▸ **PROBLEM REQUIREMENTS**:
Gather every line that includes the word "with", please.

▸ **MATERIAL FOR THIS TASK**:
* begin *
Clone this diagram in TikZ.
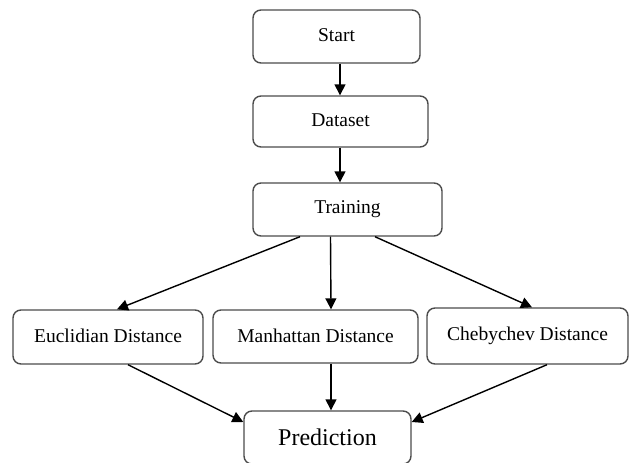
* end *
* begin *
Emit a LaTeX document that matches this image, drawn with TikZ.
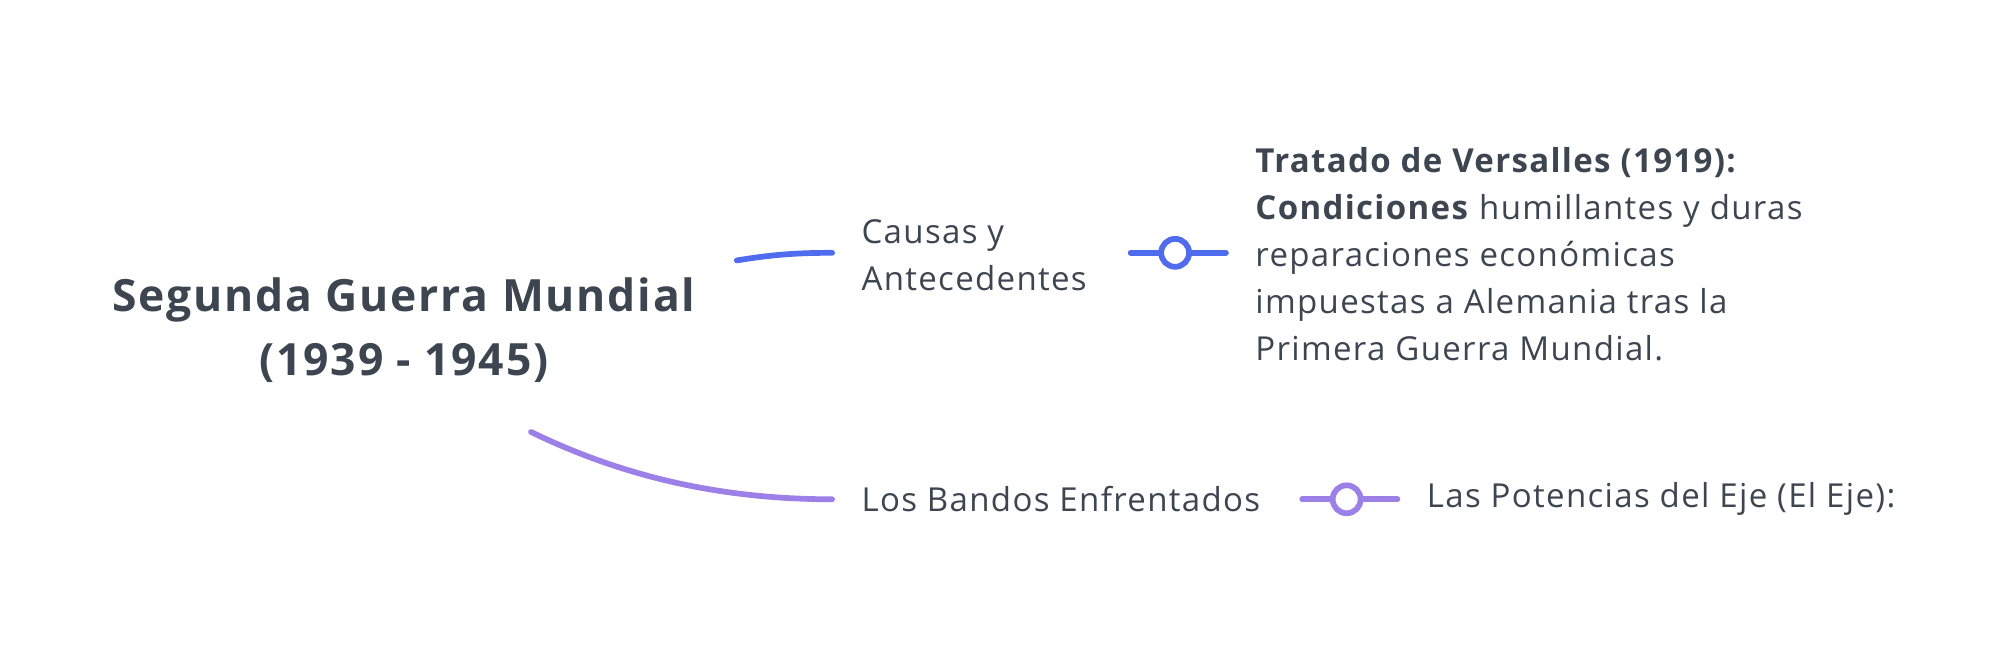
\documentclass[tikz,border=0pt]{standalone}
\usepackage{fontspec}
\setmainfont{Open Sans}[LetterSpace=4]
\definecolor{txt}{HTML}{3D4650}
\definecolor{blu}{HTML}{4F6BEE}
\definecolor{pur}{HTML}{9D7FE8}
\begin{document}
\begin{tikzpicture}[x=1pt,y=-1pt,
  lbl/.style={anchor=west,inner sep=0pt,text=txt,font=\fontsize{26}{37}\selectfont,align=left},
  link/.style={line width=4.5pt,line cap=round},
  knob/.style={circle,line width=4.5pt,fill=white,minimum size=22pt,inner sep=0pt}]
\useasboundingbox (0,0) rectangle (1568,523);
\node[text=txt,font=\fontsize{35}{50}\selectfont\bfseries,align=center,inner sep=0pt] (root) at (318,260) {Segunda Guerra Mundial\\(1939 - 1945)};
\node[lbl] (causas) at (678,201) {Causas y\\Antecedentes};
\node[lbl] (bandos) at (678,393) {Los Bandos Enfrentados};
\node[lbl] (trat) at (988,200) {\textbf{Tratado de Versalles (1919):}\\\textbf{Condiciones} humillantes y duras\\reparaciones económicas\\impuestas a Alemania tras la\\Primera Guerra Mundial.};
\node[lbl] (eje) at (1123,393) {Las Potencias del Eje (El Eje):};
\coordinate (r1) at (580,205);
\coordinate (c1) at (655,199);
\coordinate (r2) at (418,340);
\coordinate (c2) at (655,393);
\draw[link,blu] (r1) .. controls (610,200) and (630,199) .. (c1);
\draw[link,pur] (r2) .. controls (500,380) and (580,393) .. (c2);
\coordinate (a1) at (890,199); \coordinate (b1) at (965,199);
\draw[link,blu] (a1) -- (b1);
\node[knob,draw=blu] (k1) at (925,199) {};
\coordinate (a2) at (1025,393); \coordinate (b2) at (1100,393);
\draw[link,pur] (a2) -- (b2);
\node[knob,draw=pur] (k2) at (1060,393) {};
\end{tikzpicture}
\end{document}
* end *
* begin *
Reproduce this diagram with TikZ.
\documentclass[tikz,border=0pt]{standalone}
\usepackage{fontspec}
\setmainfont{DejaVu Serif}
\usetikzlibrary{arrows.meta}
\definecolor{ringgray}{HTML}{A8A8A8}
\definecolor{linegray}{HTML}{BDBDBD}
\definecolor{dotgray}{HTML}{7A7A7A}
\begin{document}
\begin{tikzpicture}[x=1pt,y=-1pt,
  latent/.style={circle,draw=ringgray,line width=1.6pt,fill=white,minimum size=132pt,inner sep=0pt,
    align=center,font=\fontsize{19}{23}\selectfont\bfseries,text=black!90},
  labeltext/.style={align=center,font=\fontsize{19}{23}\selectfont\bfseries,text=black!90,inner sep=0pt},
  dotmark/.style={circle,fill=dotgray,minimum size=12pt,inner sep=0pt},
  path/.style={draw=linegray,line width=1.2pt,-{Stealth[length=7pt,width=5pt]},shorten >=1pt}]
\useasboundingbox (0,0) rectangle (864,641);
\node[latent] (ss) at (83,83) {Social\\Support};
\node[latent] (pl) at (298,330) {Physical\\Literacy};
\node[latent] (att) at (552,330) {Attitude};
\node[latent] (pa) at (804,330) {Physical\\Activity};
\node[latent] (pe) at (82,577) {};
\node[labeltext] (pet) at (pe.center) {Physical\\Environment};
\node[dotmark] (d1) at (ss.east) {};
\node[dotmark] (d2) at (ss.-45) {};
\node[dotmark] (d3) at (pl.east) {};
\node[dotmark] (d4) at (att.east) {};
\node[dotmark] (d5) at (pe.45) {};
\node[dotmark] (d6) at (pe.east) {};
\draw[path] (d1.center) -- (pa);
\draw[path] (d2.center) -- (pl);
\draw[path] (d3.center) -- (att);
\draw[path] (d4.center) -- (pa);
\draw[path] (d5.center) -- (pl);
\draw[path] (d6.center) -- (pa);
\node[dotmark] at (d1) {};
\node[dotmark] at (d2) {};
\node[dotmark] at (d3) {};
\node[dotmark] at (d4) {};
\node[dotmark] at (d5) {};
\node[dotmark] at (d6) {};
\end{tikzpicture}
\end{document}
* end *
▸ **CORRECT RESULT**:
Emit a LaTeX document that matches this image, drawn with TikZ.
Reproduce this diagram with TikZ.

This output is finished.